Count how many lines of the data include "chart". The answer is that number and nothing else.

---

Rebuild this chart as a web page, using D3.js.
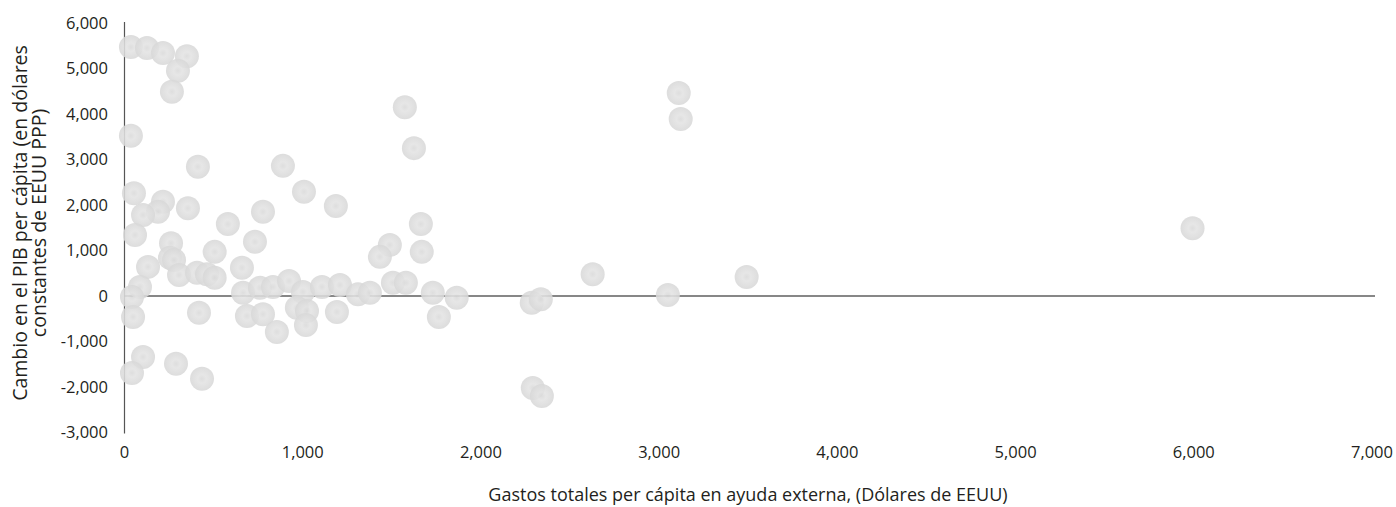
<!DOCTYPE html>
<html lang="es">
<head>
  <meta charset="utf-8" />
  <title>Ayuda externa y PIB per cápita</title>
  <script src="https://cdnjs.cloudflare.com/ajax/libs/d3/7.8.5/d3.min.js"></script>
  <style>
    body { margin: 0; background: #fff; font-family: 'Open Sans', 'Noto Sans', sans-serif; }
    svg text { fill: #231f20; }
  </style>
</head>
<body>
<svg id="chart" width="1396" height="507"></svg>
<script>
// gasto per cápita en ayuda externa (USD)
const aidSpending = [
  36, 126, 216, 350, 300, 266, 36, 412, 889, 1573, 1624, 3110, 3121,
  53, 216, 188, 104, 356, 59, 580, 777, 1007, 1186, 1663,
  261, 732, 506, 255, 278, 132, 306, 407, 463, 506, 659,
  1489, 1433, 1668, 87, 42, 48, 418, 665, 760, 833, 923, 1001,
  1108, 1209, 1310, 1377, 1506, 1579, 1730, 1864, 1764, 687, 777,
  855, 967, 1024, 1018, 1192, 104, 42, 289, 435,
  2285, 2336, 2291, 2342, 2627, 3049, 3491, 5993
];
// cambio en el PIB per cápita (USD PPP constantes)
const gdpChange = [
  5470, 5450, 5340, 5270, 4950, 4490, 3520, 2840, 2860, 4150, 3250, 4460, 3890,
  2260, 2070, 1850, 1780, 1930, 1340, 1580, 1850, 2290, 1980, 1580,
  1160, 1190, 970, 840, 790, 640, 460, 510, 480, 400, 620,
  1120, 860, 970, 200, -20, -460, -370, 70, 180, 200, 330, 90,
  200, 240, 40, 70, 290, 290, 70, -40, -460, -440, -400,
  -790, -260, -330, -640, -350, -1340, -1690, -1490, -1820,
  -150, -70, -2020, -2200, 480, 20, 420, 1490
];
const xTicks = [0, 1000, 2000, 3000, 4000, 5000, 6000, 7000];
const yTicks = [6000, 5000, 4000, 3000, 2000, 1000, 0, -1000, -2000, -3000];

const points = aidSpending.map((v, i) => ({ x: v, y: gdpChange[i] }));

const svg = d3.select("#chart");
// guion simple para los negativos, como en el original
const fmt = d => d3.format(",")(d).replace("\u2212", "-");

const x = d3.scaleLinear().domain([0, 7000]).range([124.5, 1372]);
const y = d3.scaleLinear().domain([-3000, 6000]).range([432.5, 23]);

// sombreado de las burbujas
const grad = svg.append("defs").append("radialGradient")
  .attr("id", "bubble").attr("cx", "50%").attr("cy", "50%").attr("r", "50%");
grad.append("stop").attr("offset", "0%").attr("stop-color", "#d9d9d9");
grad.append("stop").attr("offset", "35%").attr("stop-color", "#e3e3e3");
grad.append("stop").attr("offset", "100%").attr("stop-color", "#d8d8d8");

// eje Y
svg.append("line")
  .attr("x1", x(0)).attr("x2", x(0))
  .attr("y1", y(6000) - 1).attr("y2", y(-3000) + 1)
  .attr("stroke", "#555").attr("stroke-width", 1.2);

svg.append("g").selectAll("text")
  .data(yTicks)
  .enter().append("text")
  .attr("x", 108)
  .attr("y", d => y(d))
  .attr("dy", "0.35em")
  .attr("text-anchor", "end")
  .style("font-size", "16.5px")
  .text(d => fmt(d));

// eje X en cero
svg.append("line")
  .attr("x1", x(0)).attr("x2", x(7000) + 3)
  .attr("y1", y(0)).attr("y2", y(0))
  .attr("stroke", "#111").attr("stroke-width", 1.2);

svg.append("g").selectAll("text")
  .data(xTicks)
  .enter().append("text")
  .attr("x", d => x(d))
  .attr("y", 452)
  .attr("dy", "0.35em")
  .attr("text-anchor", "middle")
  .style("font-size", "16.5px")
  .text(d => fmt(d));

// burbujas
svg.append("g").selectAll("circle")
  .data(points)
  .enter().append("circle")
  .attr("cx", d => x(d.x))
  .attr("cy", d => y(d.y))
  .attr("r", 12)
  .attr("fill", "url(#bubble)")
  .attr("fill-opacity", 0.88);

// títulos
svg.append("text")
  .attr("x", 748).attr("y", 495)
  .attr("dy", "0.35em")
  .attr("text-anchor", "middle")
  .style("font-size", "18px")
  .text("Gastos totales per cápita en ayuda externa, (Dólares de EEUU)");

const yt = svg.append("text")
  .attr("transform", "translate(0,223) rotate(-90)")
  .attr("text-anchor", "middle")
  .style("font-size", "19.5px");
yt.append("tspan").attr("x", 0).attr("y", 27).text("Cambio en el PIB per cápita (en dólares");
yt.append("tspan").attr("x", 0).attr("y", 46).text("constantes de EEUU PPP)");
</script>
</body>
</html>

---

▶ **Answer for this exercise**: 3